過剰な男の哲学ブログ

読んだら、もう戻れない。

【過剰な哲学】動けない賢者

過剰な男。

名字が「過剰な」で、「男」が名前。

なんてね。

 

 

この世には、頭は良いが、行動できない(行動力がない)人がいる。

しかし、この論理展開は間違っている。

 

その人たちは、頭が良いから動けないのだ。

 

 

子供の頃、よく水蒸気の立ち込めるお風呂場で、水を撒き散らして遊んでいた。

 

バシャーン

水を飛ばす音。

 

ピト♪ ピト♪ ピト♪

天井から水が滴る音。

 

わあ、楽しい(純粋)

本当に面白かった記憶がある。

 

最近になって、またお風呂で遊んでみた。

 

バッシャーン!

水を飛ばす音

 

ダッダッダッボトボトボトボト

天井から水が滴る音。

 

正直、私は全く楽しくなかった。

なぜなら、カビだらけの天井から水が滴るのが汚くて、気持ち悪くてしょうがなかったからだ。

私はすっかり閉口した。

大人になって、天井にカビが生えだしたのではない。

あの頃だって、天井のカビたちは元気に仲良く暮らしていた。

ただ、大人になって、私は生理的に受け付けることができなくなっていた。

 

この両者の差はなんだろう、それは知識の差であり、論理思考力の差である。

「天井はカビだらけ カビは汚い だから天井から降ってくる水は汚い」

そういう思考が無意識に頭に染み付いて離れなくなっている。

さらには、「水浸しにして、同居人に怒られたらどうしよう」という不確定な未来に対する恐怖さえ湧いてくる。

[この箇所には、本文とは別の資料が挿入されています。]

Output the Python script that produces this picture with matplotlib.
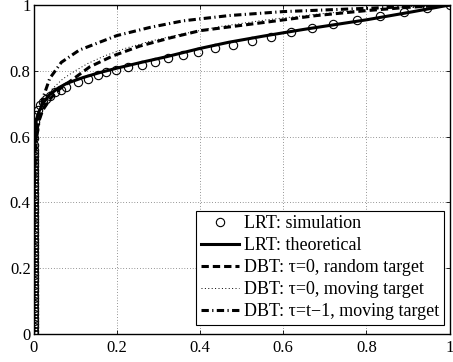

私は、子供の頃より知識を蓄え、頭が良くなったが、もうお風呂で水遊びをすることは無いだろう。

リスクの回避方法を覚えたにせよ、ある程度の教養を持ったことで、私はすでに水遊びという行動ができなくなっていた。

そこにはただ、全裸でカビ汁の雨に打たれ続ける悲しい男の姿があった。

 

 

このような出来事は、この世に多く蔓延っている。

 

振られたらどうしようと、告白できない若者。

みんなに馬鹿にされたらどうしようと、授業で手を挙げられない生徒。

スタートアップビジネスの世界は厳しいと聞きかじって、起業する勇気の出ないサラリーマン。

リスクの想定ばっかし上手い賢者、その大きな両足は、ついぞ動かない。

 

 

賢者が行動力を付けるには、もうこの方法しかない。

「考えない」

考えないで「無」になる力は瞑想で鍛えられる。

動き始めてから、やっと多少考えはじめる。

もう止まらない。

と、こんな感じの生活を続ける。

そうしたら必ず慣れが来るので、そこで終了だ。

 

 

動かない人生も良い。

だけどなかなか成果は出せないから、幾らかの能力をそこら辺に捨ててしまうことが大事だ。

知識・論理的思考というものは、良くも悪くも、世界がよく見えてしまうのである。